Retype each line of the material exactly, please, skipping any picture in it.

- - - - - - -

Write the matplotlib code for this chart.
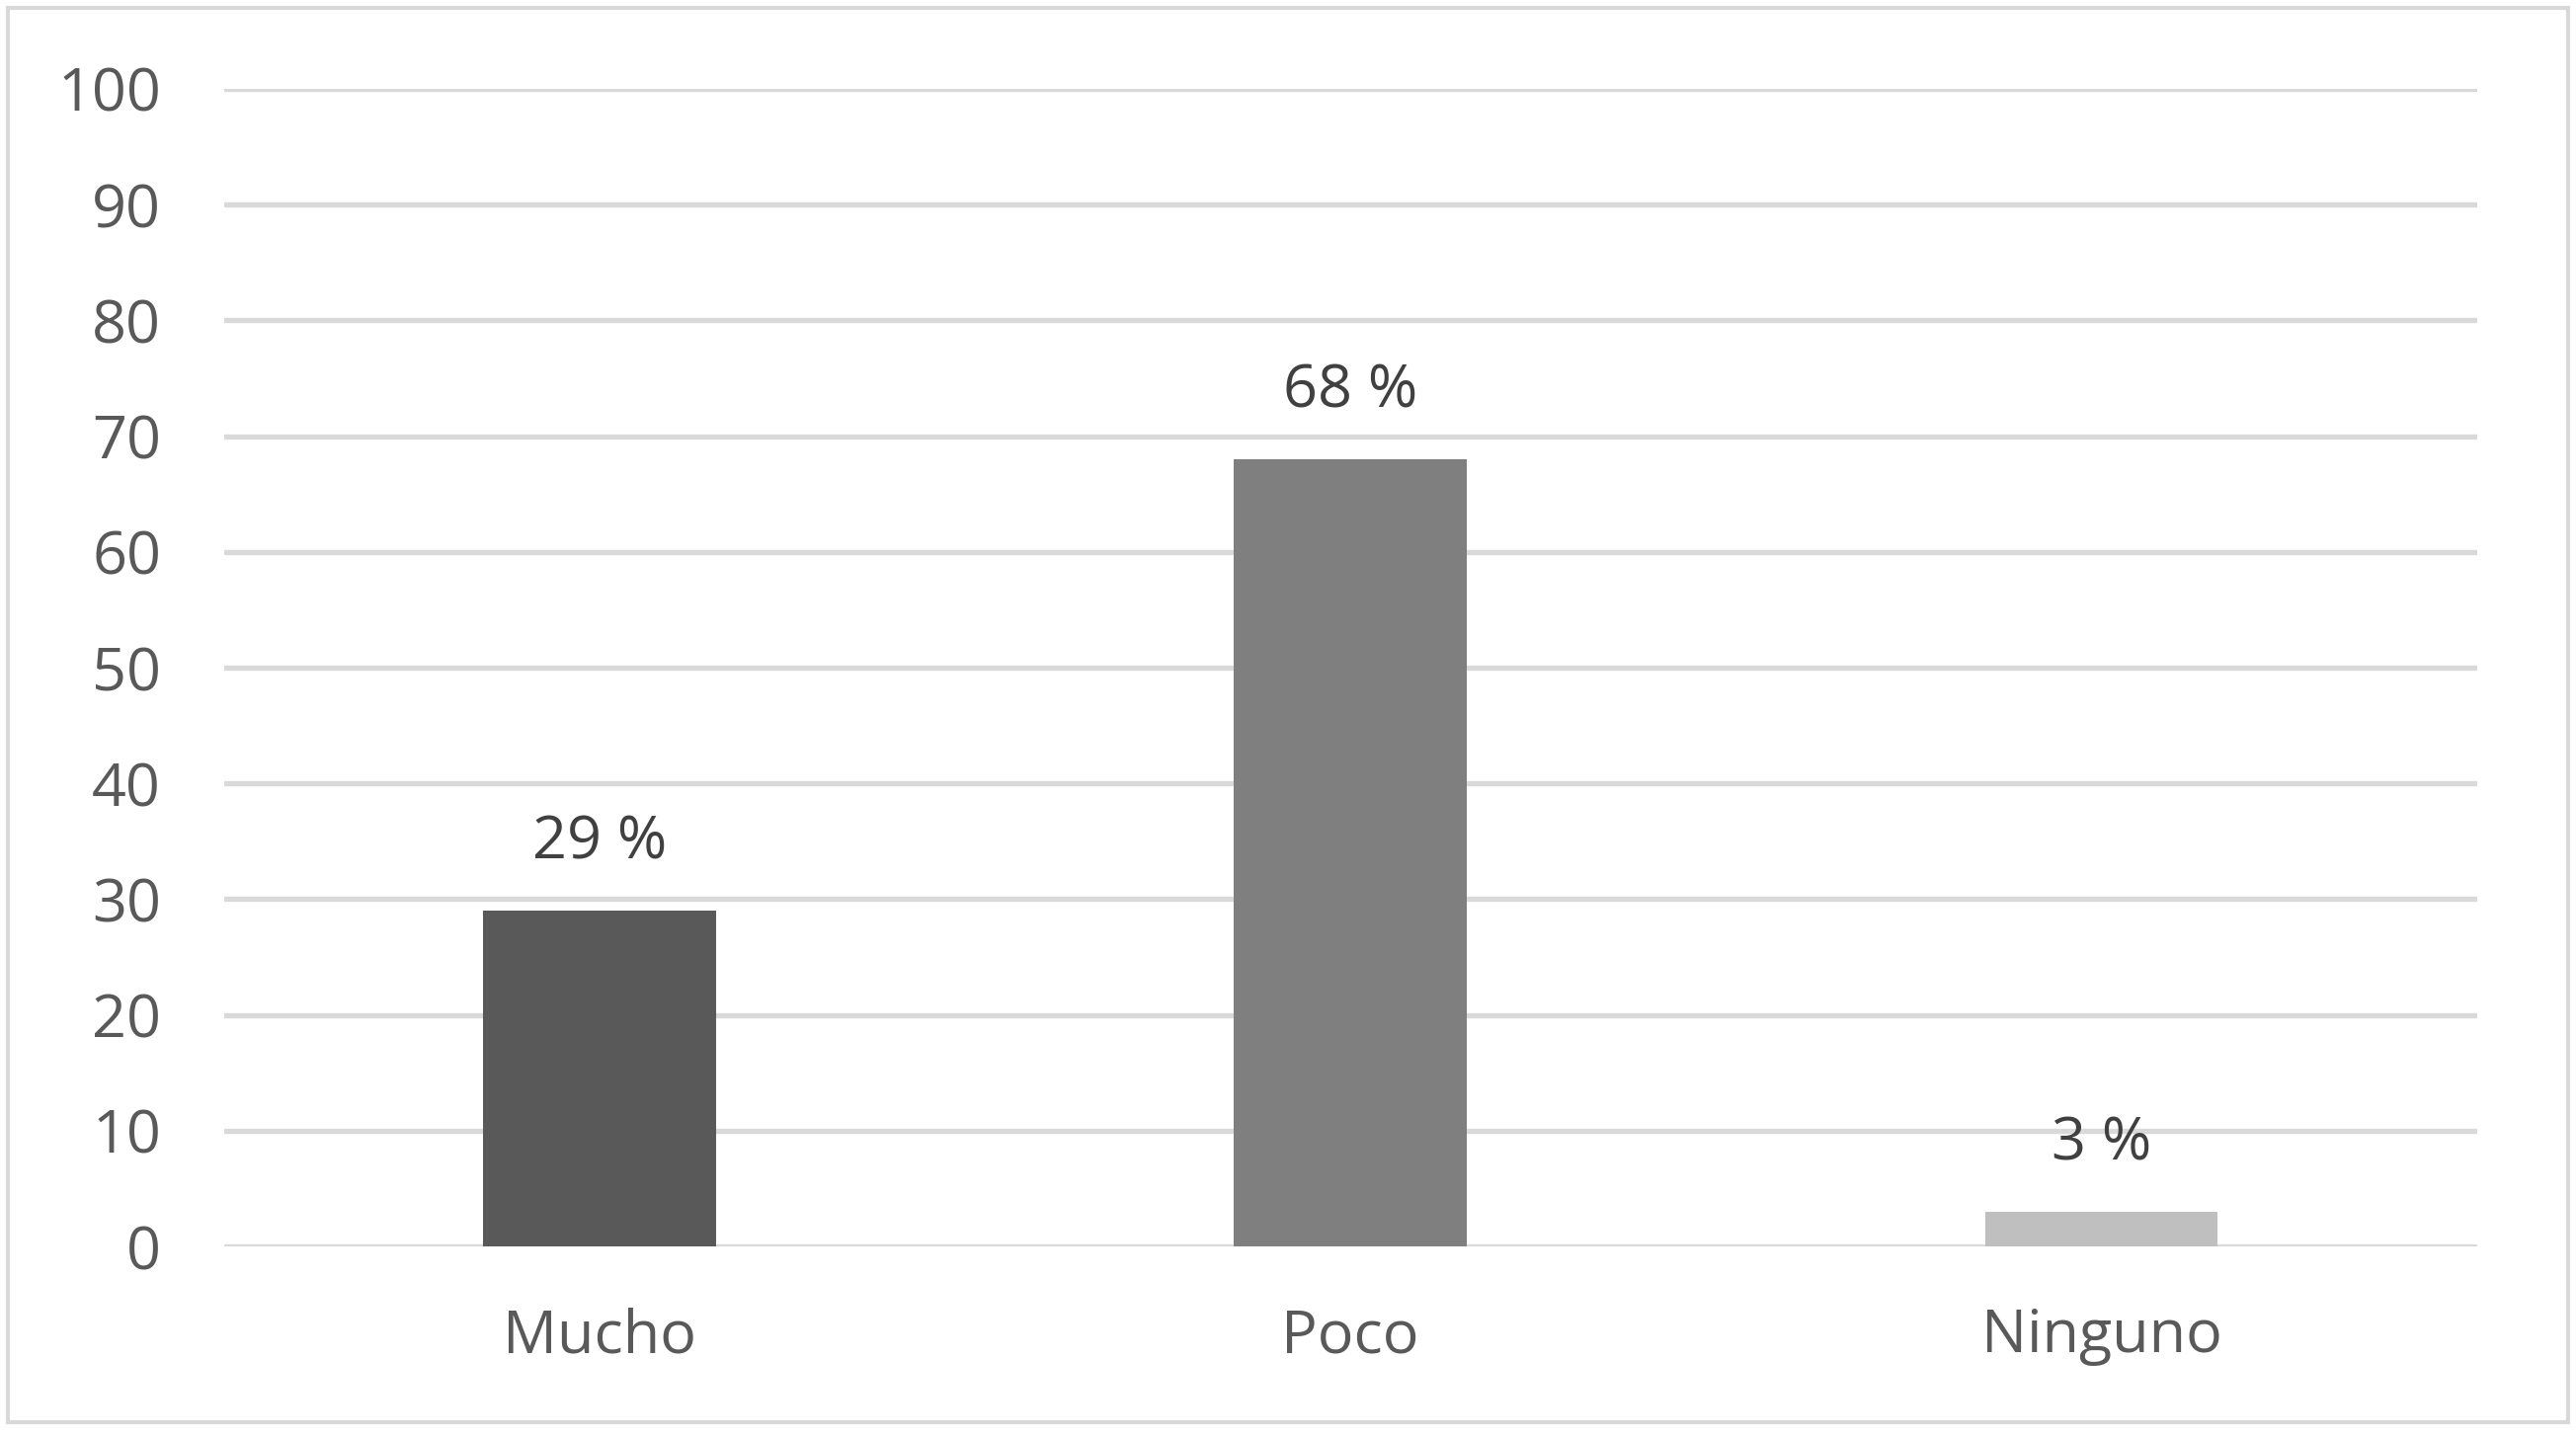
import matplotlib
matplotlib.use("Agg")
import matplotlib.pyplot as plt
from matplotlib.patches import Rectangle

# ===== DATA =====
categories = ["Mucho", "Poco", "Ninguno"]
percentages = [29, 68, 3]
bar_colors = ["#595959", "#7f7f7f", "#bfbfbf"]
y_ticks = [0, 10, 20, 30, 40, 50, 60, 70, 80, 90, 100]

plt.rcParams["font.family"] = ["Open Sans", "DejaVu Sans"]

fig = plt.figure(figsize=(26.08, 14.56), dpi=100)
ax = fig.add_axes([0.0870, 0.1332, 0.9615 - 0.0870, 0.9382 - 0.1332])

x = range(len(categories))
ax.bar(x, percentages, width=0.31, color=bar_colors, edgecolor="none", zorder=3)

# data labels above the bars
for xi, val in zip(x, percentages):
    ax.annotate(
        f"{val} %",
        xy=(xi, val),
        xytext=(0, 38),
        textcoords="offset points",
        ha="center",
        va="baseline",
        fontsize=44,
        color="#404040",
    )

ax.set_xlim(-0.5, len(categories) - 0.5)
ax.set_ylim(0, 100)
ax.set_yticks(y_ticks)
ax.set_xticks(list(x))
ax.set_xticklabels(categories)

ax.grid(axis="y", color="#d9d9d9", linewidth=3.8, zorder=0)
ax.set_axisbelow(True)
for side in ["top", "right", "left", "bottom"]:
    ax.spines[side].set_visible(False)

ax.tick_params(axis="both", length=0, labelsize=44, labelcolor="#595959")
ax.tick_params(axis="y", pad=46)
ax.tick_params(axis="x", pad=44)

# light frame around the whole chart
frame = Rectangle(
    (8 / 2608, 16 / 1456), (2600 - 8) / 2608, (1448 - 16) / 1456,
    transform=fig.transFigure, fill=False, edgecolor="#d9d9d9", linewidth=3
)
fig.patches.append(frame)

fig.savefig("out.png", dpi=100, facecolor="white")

- - - - - - -

> ANSWER
Write the matplotlib code for this chart.
import matplotlib
matplotlib.use("Agg")
import matplotlib.pyplot as plt
from matplotlib.patches import Rectangle

# ===== DATA =====
categories = ["Mucho", "Poco", "Ninguno"]
percentages = [29, 68, 3]
bar_colors = ["#595959", "#7f7f7f", "#bfbfbf"]
y_ticks = [0, 10, 20, 30, 40, 50, 60, 70, 80, 90, 100]

plt.rcParams["font.family"] = ["Open Sans", "DejaVu Sans"]

fig = plt.figure(figsize=(26.08, 14.56), dpi=100)
ax = fig.add_axes([0.0870, 0.1332, 0.9615 - 0.0870, 0.9382 - 0.1332])

x = range(len(categories))
ax.bar(x, percentages, width=0.31, color=bar_colors, edgecolor="none", zorder=3)

# data labels above the bars
for xi, val in zip(x, percentages):
    ax.annotate(
        f"{val} %",
        xy=(xi, val),
        xytext=(0, 38),
        textcoords="offset points",
        ha="center",
        va="baseline",
        fontsize=44,
        color="#404040",
    )

ax.set_xlim(-0.5, len(categories) - 0.5)
ax.set_ylim(0, 100)
ax.set_yticks(y_ticks)
ax.set_xticks(list(x))
ax.set_xticklabels(categories)

ax.grid(axis="y", color="#d9d9d9", linewidth=3.8, zorder=0)
ax.set_axisbelow(True)
for side in ["top", "right", "left", "bottom"]:
    ax.spines[side].set_visible(False)

ax.tick_params(axis="both", length=0, labelsize=44, labelcolor="#595959")
ax.tick_params(axis="y", pad=46)
ax.tick_params(axis="x", pad=44)

# light frame around the whole chart
frame = Rectangle(
    (8 / 2608, 16 / 1456), (2600 - 8) / 2608, (1448 - 16) / 1456,
    transform=fig.transFigure, fill=False, edgecolor="#d9d9d9", linewidth=3
)
fig.patches.append(frame)

fig.savefig("out.png", dpi=100, facecolor="white")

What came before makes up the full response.